** STATED EXERCISE **
Set down the material below word for word, excluding the pictures.

:::

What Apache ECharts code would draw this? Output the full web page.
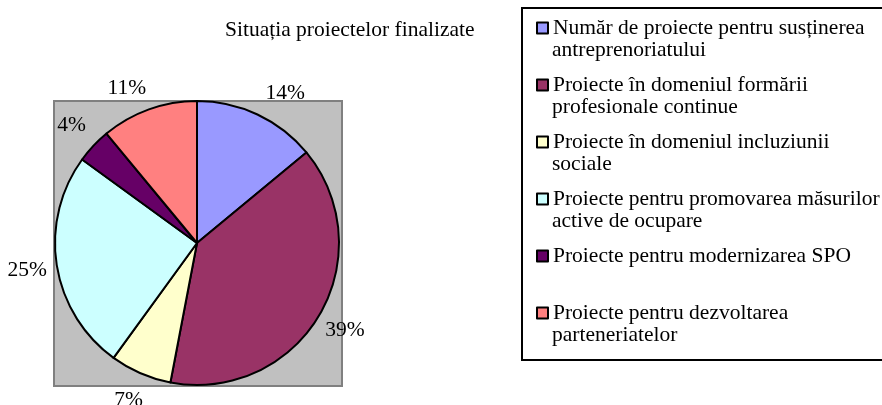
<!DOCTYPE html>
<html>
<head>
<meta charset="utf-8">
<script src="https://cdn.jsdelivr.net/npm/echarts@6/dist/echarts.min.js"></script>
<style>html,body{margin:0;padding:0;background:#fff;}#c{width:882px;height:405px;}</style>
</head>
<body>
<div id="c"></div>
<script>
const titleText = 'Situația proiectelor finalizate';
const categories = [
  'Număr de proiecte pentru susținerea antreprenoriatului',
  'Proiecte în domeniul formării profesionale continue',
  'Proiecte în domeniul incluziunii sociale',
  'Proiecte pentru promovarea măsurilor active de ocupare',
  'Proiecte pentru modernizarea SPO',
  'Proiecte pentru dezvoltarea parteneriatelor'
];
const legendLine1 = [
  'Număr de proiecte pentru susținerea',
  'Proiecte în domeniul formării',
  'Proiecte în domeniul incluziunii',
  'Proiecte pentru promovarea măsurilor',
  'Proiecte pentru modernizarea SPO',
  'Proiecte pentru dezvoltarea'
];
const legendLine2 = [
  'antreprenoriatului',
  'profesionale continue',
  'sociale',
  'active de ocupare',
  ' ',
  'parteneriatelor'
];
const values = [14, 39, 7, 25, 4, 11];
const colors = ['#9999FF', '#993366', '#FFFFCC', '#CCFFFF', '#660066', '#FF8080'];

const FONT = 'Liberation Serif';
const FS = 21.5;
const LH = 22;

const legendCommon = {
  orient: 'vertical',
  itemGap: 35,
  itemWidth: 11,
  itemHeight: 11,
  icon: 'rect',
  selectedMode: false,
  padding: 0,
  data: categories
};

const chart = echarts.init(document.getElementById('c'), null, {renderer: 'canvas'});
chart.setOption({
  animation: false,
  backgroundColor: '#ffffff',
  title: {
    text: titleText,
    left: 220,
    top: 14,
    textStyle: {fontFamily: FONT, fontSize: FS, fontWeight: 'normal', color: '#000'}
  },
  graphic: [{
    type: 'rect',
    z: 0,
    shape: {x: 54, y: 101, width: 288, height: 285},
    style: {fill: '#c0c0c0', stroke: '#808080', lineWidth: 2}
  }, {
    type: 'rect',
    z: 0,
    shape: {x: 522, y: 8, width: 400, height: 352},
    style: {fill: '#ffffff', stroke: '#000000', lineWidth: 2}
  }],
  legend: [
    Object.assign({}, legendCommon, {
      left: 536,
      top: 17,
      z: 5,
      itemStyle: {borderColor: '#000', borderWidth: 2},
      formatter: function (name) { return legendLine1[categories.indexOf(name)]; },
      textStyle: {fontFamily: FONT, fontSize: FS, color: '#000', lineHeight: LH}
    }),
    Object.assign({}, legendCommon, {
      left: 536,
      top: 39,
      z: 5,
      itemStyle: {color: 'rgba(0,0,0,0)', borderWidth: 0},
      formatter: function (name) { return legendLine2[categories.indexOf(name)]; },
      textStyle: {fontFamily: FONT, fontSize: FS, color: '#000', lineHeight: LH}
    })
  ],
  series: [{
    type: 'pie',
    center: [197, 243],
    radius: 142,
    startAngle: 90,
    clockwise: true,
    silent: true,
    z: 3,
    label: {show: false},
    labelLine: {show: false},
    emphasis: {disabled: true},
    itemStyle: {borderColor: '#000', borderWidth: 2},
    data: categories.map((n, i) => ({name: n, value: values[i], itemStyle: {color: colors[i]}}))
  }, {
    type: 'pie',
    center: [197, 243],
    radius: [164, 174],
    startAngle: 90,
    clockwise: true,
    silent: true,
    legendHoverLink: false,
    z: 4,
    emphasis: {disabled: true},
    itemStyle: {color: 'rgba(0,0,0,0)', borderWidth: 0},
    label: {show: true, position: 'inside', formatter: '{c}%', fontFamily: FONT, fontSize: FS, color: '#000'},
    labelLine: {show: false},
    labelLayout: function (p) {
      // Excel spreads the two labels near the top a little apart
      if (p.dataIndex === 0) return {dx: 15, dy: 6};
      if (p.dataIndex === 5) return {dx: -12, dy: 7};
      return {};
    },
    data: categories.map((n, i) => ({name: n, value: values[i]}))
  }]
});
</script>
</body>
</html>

:::

** FULL SOLUTION **
What Apache ECharts code would draw this? Output the full web page.
<!DOCTYPE html>
<html>
<head>
<meta charset="utf-8">
<script src="https://cdn.jsdelivr.net/npm/echarts@6/dist/echarts.min.js"></script>
<style>html,body{margin:0;padding:0;background:#fff;}#c{width:882px;height:405px;}</style>
</head>
<body>
<div id="c"></div>
<script>
const titleText = 'Situația proiectelor finalizate';
const categories = [
  'Număr de proiecte pentru susținerea antreprenoriatului',
  'Proiecte în domeniul formării profesionale continue',
  'Proiecte în domeniul incluziunii sociale',
  'Proiecte pentru promovarea măsurilor active de ocupare',
  'Proiecte pentru modernizarea SPO',
  'Proiecte pentru dezvoltarea parteneriatelor'
];
const legendLine1 = [
  'Număr de proiecte pentru susținerea',
  'Proiecte în domeniul formării',
  'Proiecte în domeniul incluziunii',
  'Proiecte pentru promovarea măsurilor',
  'Proiecte pentru modernizarea SPO',
  'Proiecte pentru dezvoltarea'
];
const legendLine2 = [
  'antreprenoriatului',
  'profesionale continue',
  'sociale',
  'active de ocupare',
  ' ',
  'parteneriatelor'
];
const values = [14, 39, 7, 25, 4, 11];
const colors = ['#9999FF', '#993366', '#FFFFCC', '#CCFFFF', '#660066', '#FF8080'];

const FONT = 'Liberation Serif';
const FS = 21.5;
const LH = 22;

const legendCommon = {
  orient: 'vertical',
  itemGap: 35,
  itemWidth: 11,
  itemHeight: 11,
  icon: 'rect',
  selectedMode: false,
  padding: 0,
  data: categories
};

const chart = echarts.init(document.getElementById('c'), null, {renderer: 'canvas'});
chart.setOption({
  animation: false,
  backgroundColor: '#ffffff',
  title: {
    text: titleText,
    left: 220,
    top: 14,
    textStyle: {fontFamily: FONT, fontSize: FS, fontWeight: 'normal', color: '#000'}
  },
  graphic: [{
    type: 'rect',
    z: 0,
    shape: {x: 54, y: 101, width: 288, height: 285},
    style: {fill: '#c0c0c0', stroke: '#808080', lineWidth: 2}
  }, {
    type: 'rect',
    z: 0,
    shape: {x: 522, y: 8, width: 400, height: 352},
    style: {fill: '#ffffff', stroke: '#000000', lineWidth: 2}
  }],
  legend: [
    Object.assign({}, legendCommon, {
      left: 536,
      top: 17,
      z: 5,
      itemStyle: {borderColor: '#000', borderWidth: 2},
      formatter: function (name) { return legendLine1[categories.indexOf(name)]; },
      textStyle: {fontFamily: FONT, fontSize: FS, color: '#000', lineHeight: LH}
    }),
    Object.assign({}, legendCommon, {
      left: 536,
      top: 39,
      z: 5,
      itemStyle: {color: 'rgba(0,0,0,0)', borderWidth: 0},
      formatter: function (name) { return legendLine2[categories.indexOf(name)]; },
      textStyle: {fontFamily: FONT, fontSize: FS, color: '#000', lineHeight: LH}
    })
  ],
  series: [{
    type: 'pie',
    center: [197, 243],
    radius: 142,
    startAngle: 90,
    clockwise: true,
    silent: true,
    z: 3,
    label: {show: false},
    labelLine: {show: false},
    emphasis: {disabled: true},
    itemStyle: {borderColor: '#000', borderWidth: 2},
    data: categories.map((n, i) => ({name: n, value: values[i], itemStyle: {color: colors[i]}}))
  }, {
    type: 'pie',
    center: [197, 243],
    radius: [164, 174],
    startAngle: 90,
    clockwise: true,
    silent: true,
    legendHoverLink: false,
    z: 4,
    emphasis: {disabled: true},
    itemStyle: {color: 'rgba(0,0,0,0)', borderWidth: 0},
    label: {show: true, position: 'inside', formatter: '{c}%', fontFamily: FONT, fontSize: FS, color: '#000'},
    labelLine: {show: false},
    labelLayout: function (p) {
      // Excel spreads the two labels near the top a little apart
      if (p.dataIndex === 0) return {dx: 15, dy: 6};
      if (p.dataIndex === 5) return {dx: -12, dy: 7};
      return {};
    },
    data: categories.map((n, i) => ({name: n, value: values[i]}))
  }]
});
</script>
</body>
</html>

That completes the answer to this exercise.